## [SHORT TASK]
Extract word for word the lines of the listing from its start to the line holding "(0,0) rectangle (525,440);", both ends kept; pictures are not part of the copy.

## [DATA BLOCK]
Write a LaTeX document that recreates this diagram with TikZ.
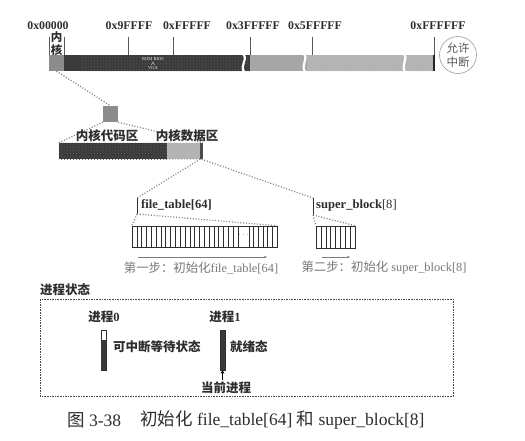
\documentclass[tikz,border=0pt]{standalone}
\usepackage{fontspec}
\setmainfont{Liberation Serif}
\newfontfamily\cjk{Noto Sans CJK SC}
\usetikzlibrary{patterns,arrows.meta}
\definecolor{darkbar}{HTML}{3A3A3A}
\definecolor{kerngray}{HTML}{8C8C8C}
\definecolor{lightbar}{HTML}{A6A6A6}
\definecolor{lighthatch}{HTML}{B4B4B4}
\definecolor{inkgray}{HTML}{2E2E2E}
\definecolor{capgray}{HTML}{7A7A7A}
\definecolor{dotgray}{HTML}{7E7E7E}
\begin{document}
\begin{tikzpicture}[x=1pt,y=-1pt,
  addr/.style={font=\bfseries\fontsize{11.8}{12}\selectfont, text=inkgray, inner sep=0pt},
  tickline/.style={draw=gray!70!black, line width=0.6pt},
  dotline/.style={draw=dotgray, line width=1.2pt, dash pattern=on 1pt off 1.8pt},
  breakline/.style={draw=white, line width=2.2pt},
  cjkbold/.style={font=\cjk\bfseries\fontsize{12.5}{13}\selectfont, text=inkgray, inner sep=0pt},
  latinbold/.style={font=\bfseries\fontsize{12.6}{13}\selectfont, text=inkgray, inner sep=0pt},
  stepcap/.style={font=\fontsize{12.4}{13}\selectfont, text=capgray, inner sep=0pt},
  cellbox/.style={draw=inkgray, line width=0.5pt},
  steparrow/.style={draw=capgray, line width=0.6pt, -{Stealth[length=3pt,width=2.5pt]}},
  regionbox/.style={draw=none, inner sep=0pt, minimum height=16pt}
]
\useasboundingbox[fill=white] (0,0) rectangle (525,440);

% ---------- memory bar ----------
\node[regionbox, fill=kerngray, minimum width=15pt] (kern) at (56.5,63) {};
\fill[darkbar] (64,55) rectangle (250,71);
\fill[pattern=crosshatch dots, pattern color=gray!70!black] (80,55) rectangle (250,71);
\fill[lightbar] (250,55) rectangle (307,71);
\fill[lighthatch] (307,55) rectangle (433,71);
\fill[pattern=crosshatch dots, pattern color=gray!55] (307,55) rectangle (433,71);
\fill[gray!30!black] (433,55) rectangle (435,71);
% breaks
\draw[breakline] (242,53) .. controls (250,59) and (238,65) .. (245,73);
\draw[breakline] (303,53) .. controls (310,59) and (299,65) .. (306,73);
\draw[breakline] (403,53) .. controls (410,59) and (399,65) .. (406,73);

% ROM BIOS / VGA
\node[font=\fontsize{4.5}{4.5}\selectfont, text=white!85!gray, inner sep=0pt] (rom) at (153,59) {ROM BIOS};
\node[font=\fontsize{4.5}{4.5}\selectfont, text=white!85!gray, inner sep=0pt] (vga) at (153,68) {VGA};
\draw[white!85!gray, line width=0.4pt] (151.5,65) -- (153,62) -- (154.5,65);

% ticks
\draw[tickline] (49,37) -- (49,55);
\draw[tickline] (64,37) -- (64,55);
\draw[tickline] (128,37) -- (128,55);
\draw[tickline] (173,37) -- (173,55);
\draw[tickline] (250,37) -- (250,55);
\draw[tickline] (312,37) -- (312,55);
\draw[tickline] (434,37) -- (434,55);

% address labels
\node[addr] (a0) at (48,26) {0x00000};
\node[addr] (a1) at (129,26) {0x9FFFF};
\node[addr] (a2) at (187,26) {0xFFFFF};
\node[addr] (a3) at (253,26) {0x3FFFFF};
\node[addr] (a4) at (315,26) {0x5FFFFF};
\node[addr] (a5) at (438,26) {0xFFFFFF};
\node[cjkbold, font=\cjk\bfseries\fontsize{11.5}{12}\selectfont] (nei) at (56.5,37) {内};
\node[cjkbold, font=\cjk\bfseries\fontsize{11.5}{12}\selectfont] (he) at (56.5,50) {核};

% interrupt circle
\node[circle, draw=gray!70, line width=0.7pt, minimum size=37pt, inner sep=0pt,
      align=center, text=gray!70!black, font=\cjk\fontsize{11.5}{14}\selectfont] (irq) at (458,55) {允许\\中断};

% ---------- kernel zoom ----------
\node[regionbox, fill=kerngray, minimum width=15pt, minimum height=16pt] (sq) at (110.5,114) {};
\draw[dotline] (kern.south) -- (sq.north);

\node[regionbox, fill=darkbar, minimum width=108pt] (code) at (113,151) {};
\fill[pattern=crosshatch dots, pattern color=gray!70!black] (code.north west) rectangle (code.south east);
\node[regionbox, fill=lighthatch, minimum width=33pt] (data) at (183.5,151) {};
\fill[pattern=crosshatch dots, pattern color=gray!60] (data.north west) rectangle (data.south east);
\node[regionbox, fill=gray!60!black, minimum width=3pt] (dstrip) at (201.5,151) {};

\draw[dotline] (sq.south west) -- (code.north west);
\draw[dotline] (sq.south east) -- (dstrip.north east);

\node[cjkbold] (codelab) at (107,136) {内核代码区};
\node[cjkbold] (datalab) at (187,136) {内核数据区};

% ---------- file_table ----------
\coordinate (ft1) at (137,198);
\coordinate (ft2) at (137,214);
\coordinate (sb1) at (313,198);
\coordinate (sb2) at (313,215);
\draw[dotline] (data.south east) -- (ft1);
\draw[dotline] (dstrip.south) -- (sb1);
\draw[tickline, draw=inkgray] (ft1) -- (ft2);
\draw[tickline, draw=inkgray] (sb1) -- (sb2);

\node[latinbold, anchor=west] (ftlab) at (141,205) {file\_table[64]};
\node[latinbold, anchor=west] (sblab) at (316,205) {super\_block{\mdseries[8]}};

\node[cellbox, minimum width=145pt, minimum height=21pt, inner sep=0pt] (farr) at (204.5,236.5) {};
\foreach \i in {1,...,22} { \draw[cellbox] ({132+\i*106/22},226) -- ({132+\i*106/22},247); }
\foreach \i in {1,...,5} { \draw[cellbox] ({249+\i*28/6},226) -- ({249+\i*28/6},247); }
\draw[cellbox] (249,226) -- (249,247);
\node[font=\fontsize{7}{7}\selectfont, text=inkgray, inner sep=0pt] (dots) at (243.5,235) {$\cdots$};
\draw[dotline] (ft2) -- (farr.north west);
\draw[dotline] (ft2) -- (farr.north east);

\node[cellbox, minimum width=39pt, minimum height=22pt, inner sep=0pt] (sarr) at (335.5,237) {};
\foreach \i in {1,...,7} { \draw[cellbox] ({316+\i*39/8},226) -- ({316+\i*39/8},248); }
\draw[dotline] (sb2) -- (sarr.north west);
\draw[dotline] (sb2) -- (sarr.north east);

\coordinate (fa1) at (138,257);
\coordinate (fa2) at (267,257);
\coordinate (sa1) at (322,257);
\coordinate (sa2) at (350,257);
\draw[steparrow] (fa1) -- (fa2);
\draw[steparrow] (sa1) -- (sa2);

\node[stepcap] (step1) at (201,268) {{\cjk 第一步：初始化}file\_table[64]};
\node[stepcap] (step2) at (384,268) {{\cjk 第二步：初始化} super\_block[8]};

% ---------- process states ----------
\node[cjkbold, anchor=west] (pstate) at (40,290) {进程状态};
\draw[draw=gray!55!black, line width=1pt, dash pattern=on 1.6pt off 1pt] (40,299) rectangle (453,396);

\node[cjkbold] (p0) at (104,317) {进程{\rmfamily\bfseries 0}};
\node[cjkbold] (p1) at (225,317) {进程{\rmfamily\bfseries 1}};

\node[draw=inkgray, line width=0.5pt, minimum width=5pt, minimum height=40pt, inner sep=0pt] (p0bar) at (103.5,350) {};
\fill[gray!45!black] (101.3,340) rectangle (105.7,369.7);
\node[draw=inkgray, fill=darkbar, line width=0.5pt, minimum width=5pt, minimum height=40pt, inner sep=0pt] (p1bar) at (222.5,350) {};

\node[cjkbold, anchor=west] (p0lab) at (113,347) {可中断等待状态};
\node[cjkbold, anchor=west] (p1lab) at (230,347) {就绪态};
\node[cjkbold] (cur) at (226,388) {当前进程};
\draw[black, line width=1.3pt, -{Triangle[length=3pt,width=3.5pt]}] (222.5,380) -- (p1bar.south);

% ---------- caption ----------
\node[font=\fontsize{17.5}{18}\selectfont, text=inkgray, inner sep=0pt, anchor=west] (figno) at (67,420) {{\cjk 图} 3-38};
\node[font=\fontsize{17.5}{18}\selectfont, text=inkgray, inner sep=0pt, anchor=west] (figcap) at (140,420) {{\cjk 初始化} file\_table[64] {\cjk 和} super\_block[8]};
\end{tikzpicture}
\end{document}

## [EXERCISE RESPONSE]
Write a LaTeX document that recreates this diagram with TikZ.
\documentclass[tikz,border=0pt]{standalone}
\usepackage{fontspec}
\setmainfont{Liberation Serif}
\newfontfamily\cjk{Noto Sans CJK SC}
\usetikzlibrary{patterns,arrows.meta}
\definecolor{darkbar}{HTML}{3A3A3A}
\definecolor{kerngray}{HTML}{8C8C8C}
\definecolor{lightbar}{HTML}{A6A6A6}
\definecolor{lighthatch}{HTML}{B4B4B4}
\definecolor{inkgray}{HTML}{2E2E2E}
\definecolor{capgray}{HTML}{7A7A7A}
\definecolor{dotgray}{HTML}{7E7E7E}
\begin{document}
\begin{tikzpicture}[x=1pt,y=-1pt,
  addr/.style={font=\bfseries\fontsize{11.8}{12}\selectfont, text=inkgray, inner sep=0pt},
  tickline/.style={draw=gray!70!black, line width=0.6pt},
  dotline/.style={draw=dotgray, line width=1.2pt, dash pattern=on 1pt off 1.8pt},
  breakline/.style={draw=white, line width=2.2pt},
  cjkbold/.style={font=\cjk\bfseries\fontsize{12.5}{13}\selectfont, text=inkgray, inner sep=0pt},
  latinbold/.style={font=\bfseries\fontsize{12.6}{13}\selectfont, text=inkgray, inner sep=0pt},
  stepcap/.style={font=\fontsize{12.4}{13}\selectfont, text=capgray, inner sep=0pt},
  cellbox/.style={draw=inkgray, line width=0.5pt},
  steparrow/.style={draw=capgray, line width=0.6pt, -{Stealth[length=3pt,width=2.5pt]}},
  regionbox/.style={draw=none, inner sep=0pt, minimum height=16pt}
]
\useasboundingbox[fill=white] (0,0) rectangle (525,440);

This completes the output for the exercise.